Charging Efficiency (η)
No charging system transfers 100% of grid electricity into the battery. A standard 120V Level 1 outlet achieves roughly 85% efficiency, losing approximately 15% to heat and power-conversion overhead. A 240V Level 2 home charger improves this to around 90%. Tesla Superchargers use direct-current fast charging and reach approximately 92–95% efficiency at the battery terminals, though they apply premium per-kWh station pricing.
State Electricity Rate (Rstate)
The US national average residential electricity rate sits near $0.16 per kWh as of 2025, but state-level variation is dramatic. Hawaii consumers pay over $0.38 per kWh — the highest in the nation — while Louisiana residents enjoy rates near $0.10 per kWh. According to the US Energy Information Administration monthly electricity data, this spread means a Model Y owner in Hawaii pays nearly four times more per charge session than an equivalent driver in Louisiana.

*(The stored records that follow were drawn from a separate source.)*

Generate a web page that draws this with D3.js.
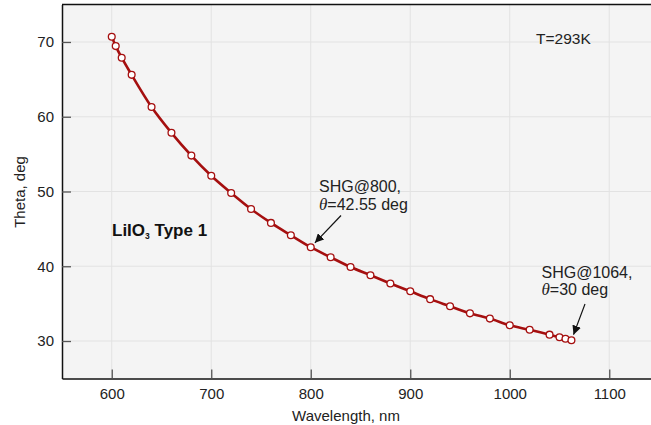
<!DOCTYPE html>
<html>
<head>
<meta charset="utf-8">
<script src="https://cdn.jsdelivr.net/npm/d3@7"></script>
<style>
  body { margin: 0; background: #fff; }
  svg { display: block; font-family: "Liberation Sans", Arial, sans-serif; }
</style>
</head>
<body>
<div id="chart"></div>
<script>
// phase matching angle of LiIO3, type 1, T=293K
var wavelength = [600, 604, 610, 620, 640, 660, 680, 700, 720, 740, 760, 780, 800, 820,
                  840, 860, 880, 900, 920, 940, 960, 980, 1000, 1020, 1040, 1050, 1056, 1062];
var theta = [70.7, 69.45, 67.9, 65.6, 61.3, 57.85, 54.8, 52.1, 49.8, 47.65, 45.8, 44.15, 42.55, 41.2,
             39.9, 38.8, 37.7, 36.65, 35.6, 34.65, 33.7, 33.0, 32.1, 31.5, 30.85, 30.5, 30.3, 30.1];
var xTicks = [600, 700, 800, 900, 1000, 1100];
var yTicks = [30, 40, 50, 60, 70];
var notes = [
  {x: 800, y: 42.55, line1: "SHG@800,", line2: "=42.55 deg"},
  {x: 1062, y: 30.1, line1: "SHG@1064,", line2: "=30 deg"}
];

var width = 651,
    height = 425,
    red = "#a50f0f";

var x = d3.scaleLinear().domain([550, 1150]).range([62, 659]);
var y = d3.scaleLinear().domain([25, 75]).range([378.4, 4.6]);

var svg = d3.select("#chart")
            .append("svg")
            .attr("width", width)
            .attr("height", height);

svg.append("defs")
   .append("marker")
   .attr("id", "arrow")
   .attr("viewBox", "0 0 10 10")
   .attr("refX", 10)
   .attr("refY", 5)
   .attr("markerWidth", 9)
   .attr("markerHeight", 9)
   .attr("markerUnits", "userSpaceOnUse")
   .attr("orient", "auto")
   .append("path")
   .attr("d", "M0,0L10,5L0,10z")
   .attr("fill", "#111");

// plot background
svg.append("rect")
   .attr("x", x.range()[0])
   .attr("y", y.range()[1])
   .attr("width", x.range()[1] - x.range()[0])
   .attr("height", y.range()[0] - y.range()[1])
   .attr("fill", "#f4f4f4");

// grid
svg.append("g")
   .selectAll("line.vx")
   .data(xTicks)
   .enter()
   .append("line")
   .attr("x1", (d) => x(d)).attr("x2", (d) => x(d))
   .attr("y1", y.range()[0]).attr("y2", y.range()[1])
   .attr("stroke", "#e2e2e2");

svg.append("g")
   .selectAll("line.hy")
   .data(yTicks)
   .enter()
   .append("line")
   .attr("y1", (d) => y(d)).attr("y2", (d) => y(d))
   .attr("x1", x.range()[0]).attr("x2", x.range()[1])
   .attr("stroke", "#e2e2e2");

// axes, ticks pointing inwards
var xAxis = svg.append("g")
               .attr("transform", `translate(0,${y.range()[0]})`)
               .call(d3.axisBottom(x).tickValues(xTicks).tickFormat(d3.format("d"))
                       .tickSize(-9).tickPadding(10).tickSizeOuter(0));

var yAxis = svg.append("g")
               .attr("transform", `translate(${x.range()[0]},0)`)
               .call(d3.axisLeft(y).tickValues(yTicks).tickFormat(d3.format("d"))
                       .tickSize(-9).tickPadding(8).tickSizeOuter(0));

[xAxis, yAxis].forEach((g) => {
  g.select(".domain").attr("stroke", "#111").attr("stroke-width", 1.5);
  g.selectAll(".tick line").attr("stroke", "#555").attr("stroke-width", 1.3);
  g.selectAll(".tick text")
   .style("font-size", "15px")
   .style("font-family", "Liberation Sans, Arial, sans-serif")
   .attr("fill", "#222");
});

// top border
svg.append("line")
   .attr("x1", x.range()[0]).attr("x2", x.range()[1])
   .attr("y1", y.range()[1]).attr("y2", y.range()[1])
   .attr("stroke", "#111")
   .attr("stroke-width", 1.5);

// axis titles
svg.append("text")
   .attr("x", 346)
   .attr("y", 421)
   .attr("text-anchor", "middle")
   .style("font-size", "15px")
   .attr("fill", "#222")
   .text("Wavelength, nm");

svg.append("text")
   .attr("transform", "translate(25,192) rotate(-90)")
   .attr("text-anchor", "middle")
   .style("font-size", "15px")
   .attr("fill", "#222")
   .text("Theta, deg");

// curve
var pts = wavelength.map((w, i) => ({w: w, t: theta[i]}));

svg.append("path")
   .datum(pts)
   .attr("fill", "none")
   .attr("stroke", red)
   .attr("stroke-width", 2.6)
   .attr("d", d3.line().x((d) => x(d.w)).y((d) => y(d.t)).curve(d3.curveMonotoneX));

svg.append("g")
   .selectAll("circle")
   .data(pts)
   .enter()
   .append("circle")
   .attr("cx", (d) => x(d.w))
   .attr("cy", (d) => y(d.t))
   .attr("r", 3.4)
   .attr("fill", "#fff")
   .attr("stroke", red)
   .attr("stroke-width", 1.3);

// labels
var title = svg.append("text")
               .attr("x", 112)
               .attr("y", 236)
               .style("font-size", "17px")
               .style("font-weight", "700")
               .attr("fill", "#111");
title.append("tspan").text("LiIO");
title.append("tspan").attr("dy", 3).style("font-size", "8.5px").text("3");
title.append("tspan").attr("dy", -3).text(" Type 1");

svg.append("text")
   .attr("x", 536)
   .attr("y", 44)
   .style("font-size", "15.5px")
   .attr("fill", "#222")
   .text("T=293K");

// annotations with arrows
var noteLayout = [
  {tx: 319, ty: 192, ax: 341, ay: 215.5},
  {tx: 541.5, ty: 277.5, ax: 585, ay: 304}
];

notes.forEach((n, i) => {
  var L = noteLayout[i];
  var t = svg.append("text")
             .attr("x", L.tx)
             .attr("y", L.ty)
             .style("font-size", "16px")
             .attr("fill", "#222");
  t.append("tspan").attr("x", L.tx).text(n.line1);
  var l2 = t.append("tspan").attr("x", L.tx).attr("dy", 17.5);
  l2.append("tspan")
    .style("font-family", "Liberation Serif, Times New Roman, serif")
    .style("font-style", "italic")
    .style("font-size", "17px")
    .text("\u03b8");
  l2.append("tspan").text(n.line2);

  // arrow tip sits just off the marker
  var px = x(n.x), py = y(n.y);
  var dx = px - L.ax, dy = py - L.ay, len = Math.sqrt(dx * dx + dy * dy);
  svg.append("line")
     .attr("x1", L.ax).attr("y1", L.ay)
     .attr("x2", px - dx / len * 6).attr("y2", py - dy / len * 6)
     .attr("stroke", "#111")
     .attr("stroke-width", 1.2)
     .attr("marker-end", "url(#arrow)");
});
</script>
</body>
</html>
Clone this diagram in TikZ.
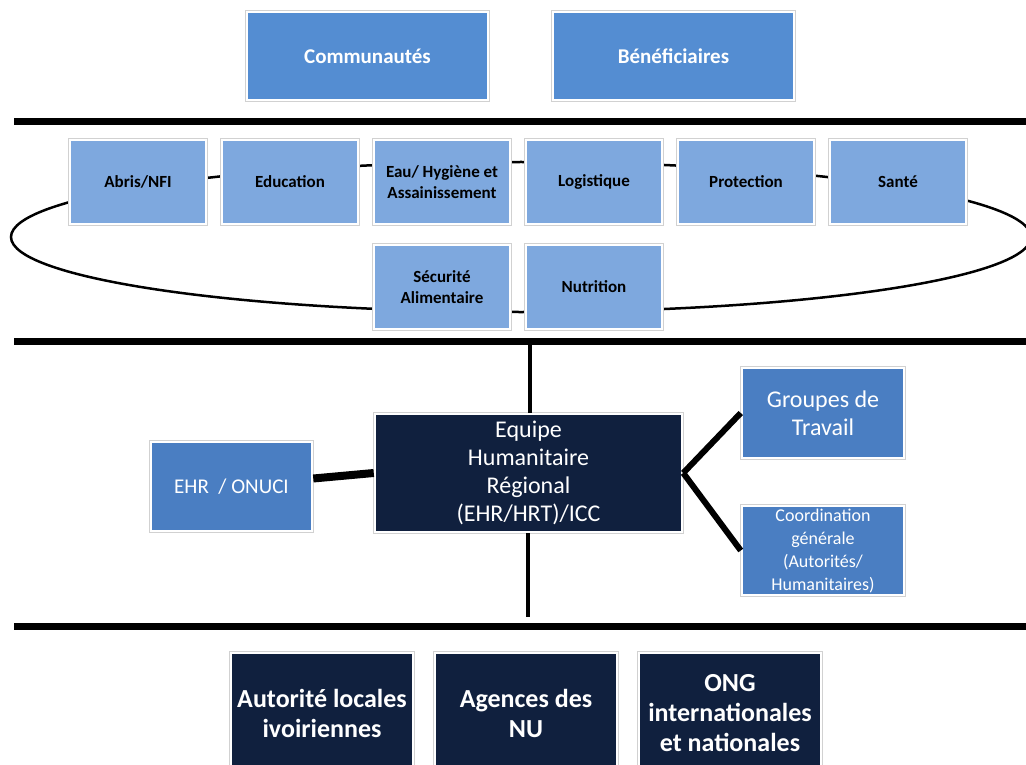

Location Multiplier (Mlocation)
The location multiplier captures the true effective cost per kWh at each charging venue. Home charging uses the residential utility rate directly with a multiplier of 1.0. Tesla Superchargers levy a separate per-kWh fee — typically $0.25 to $0.50 per kWh depending on state and time of day — as detailed in Tesla's Supercharging pricing support page. Workplace or public Level 2 stations sometimes offer free or reduced-rate energy, pushing the effective multiplier below 1.0. Research from the National Renewable Energy Laboratory's analysis of public EV charging value confirms that home charging consistently delivers the lowest cost per mile for daily driving patterns.
Worked Example
A Tesla Model Y Long Range owner in Texas (average residential rate: ~$0.13/kWh) charges at home via a Level 2 charger from 20% to 80%:
- Usable capacity: 75 kWh
- Energy needed at battery: 75 × (80 − 20) / 100 = 45 kWh
- Grid energy drawn (at 90% efficiency): 45 / 0.90 = 50 kWh
- State rate: $0.13/kWh; location multiplier: 1.0
- Total cost: 50 × $0.13 × 1.0 = $6.50
The identical charge at a Supercharger priced at $0.30/kWh would cost approximately $14.27 — more than double. Tracking these per-session figures helps owners budget road trips and evaluate the true cost difference between home and public charging infrastructure.
Practical Cost Context
Tesla owners who charge exclusively at home typically spend $500–$1,200 per year on electricity for normal driving. Compared to $1,800–$3,500 annually for a comparable gasoline vehicle, the savings compound quickly. The tesla charging cost calculator makes those savings visible at the session level, empowering smarter decisions about when and where to charge.